■ **Challenge**:
Look at each line of the records and count those with "this" in them. Please answer with the count alone.

■ **Material provided**:
==*==

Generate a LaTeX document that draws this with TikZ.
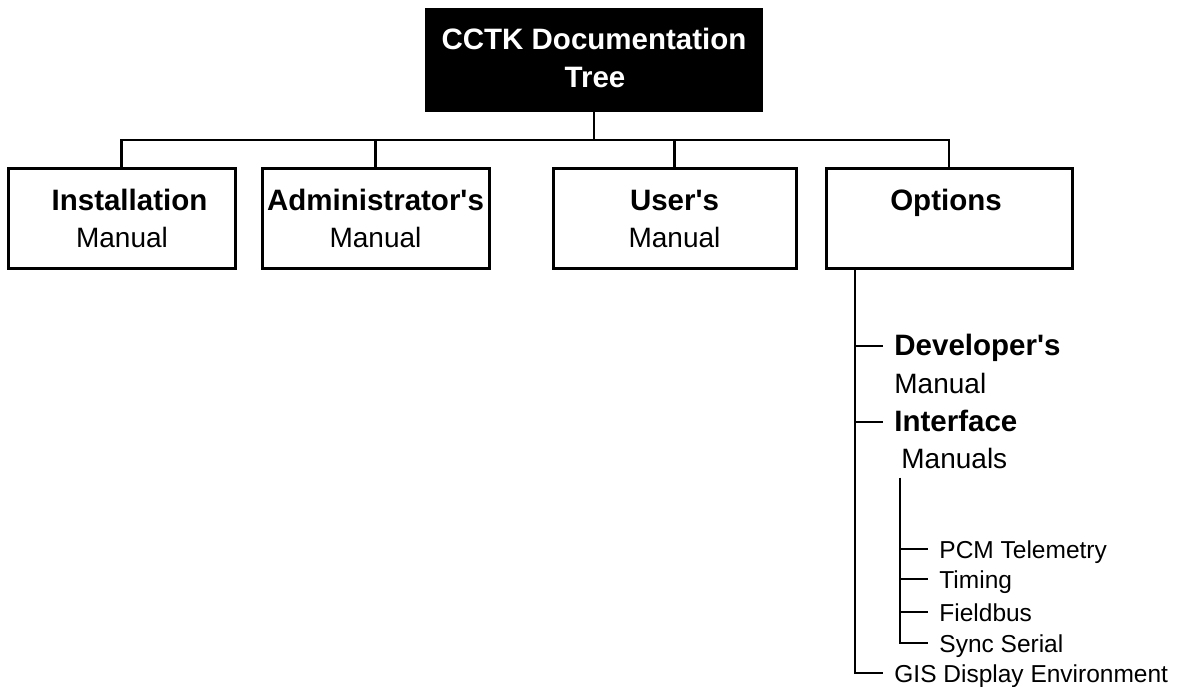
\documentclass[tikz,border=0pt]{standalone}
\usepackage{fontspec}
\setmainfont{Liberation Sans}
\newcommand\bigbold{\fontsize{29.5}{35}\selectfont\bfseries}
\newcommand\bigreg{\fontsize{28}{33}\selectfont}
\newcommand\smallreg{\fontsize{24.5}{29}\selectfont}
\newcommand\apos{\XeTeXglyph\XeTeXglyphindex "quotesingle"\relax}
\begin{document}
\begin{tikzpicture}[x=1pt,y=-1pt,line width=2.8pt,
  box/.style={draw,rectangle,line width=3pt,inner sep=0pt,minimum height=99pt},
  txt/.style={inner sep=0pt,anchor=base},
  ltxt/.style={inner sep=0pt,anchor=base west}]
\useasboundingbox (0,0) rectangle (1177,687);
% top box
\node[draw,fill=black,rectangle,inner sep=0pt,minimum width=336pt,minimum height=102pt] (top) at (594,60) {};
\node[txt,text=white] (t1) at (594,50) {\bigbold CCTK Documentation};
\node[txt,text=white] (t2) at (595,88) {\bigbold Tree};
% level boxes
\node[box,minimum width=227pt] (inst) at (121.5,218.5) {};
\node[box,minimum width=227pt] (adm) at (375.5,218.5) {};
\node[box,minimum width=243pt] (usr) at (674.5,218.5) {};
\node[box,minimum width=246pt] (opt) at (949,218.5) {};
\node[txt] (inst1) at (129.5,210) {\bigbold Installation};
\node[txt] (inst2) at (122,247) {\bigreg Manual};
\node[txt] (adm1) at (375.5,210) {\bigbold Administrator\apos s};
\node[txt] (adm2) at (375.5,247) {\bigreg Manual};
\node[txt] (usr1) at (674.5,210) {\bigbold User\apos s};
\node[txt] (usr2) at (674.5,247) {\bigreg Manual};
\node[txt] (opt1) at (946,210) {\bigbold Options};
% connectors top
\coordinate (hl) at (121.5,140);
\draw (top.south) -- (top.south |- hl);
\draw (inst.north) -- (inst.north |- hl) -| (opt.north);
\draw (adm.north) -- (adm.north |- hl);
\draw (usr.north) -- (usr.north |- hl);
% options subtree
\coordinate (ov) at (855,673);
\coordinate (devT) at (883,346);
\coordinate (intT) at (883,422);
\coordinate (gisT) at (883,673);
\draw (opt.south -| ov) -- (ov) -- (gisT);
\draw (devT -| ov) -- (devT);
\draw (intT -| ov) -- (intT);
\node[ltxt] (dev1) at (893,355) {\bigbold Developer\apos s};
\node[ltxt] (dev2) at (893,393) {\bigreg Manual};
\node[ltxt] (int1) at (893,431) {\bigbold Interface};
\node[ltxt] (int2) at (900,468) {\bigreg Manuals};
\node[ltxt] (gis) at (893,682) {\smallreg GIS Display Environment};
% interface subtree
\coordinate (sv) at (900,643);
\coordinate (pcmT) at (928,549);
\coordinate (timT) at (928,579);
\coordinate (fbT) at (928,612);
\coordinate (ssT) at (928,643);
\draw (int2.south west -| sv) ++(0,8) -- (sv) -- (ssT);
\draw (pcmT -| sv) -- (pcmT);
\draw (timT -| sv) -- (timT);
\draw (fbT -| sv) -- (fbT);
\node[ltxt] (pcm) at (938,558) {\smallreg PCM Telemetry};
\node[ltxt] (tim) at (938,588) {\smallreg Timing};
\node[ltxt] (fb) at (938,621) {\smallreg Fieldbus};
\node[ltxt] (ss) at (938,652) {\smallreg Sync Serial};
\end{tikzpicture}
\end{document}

==*==

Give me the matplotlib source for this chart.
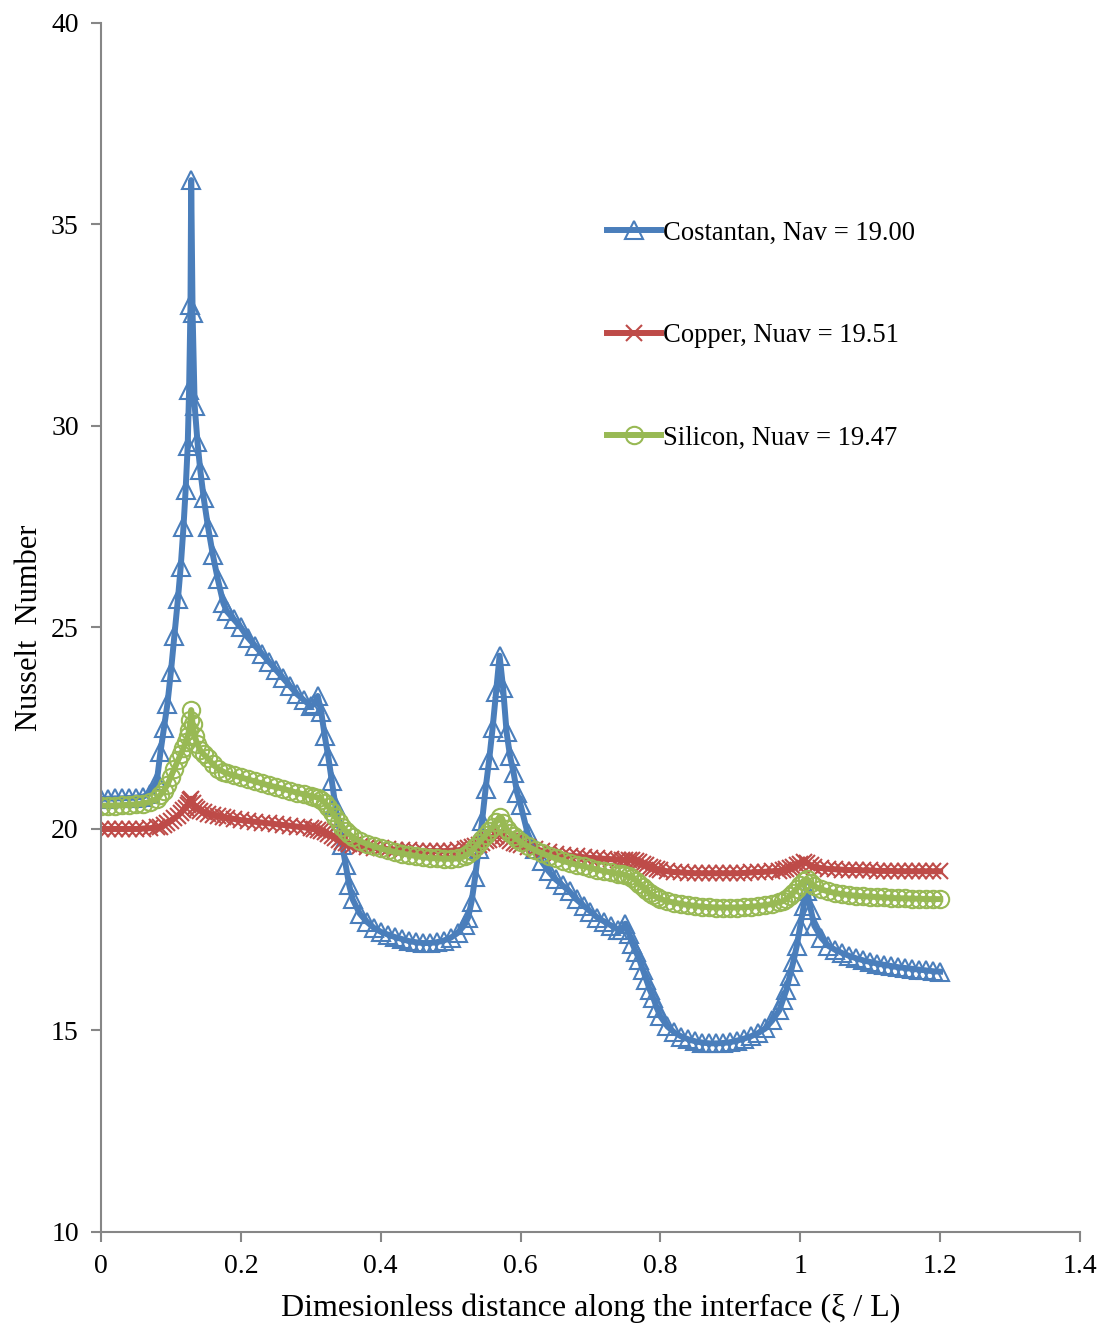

==*==

■ **Answer to the problem**:
2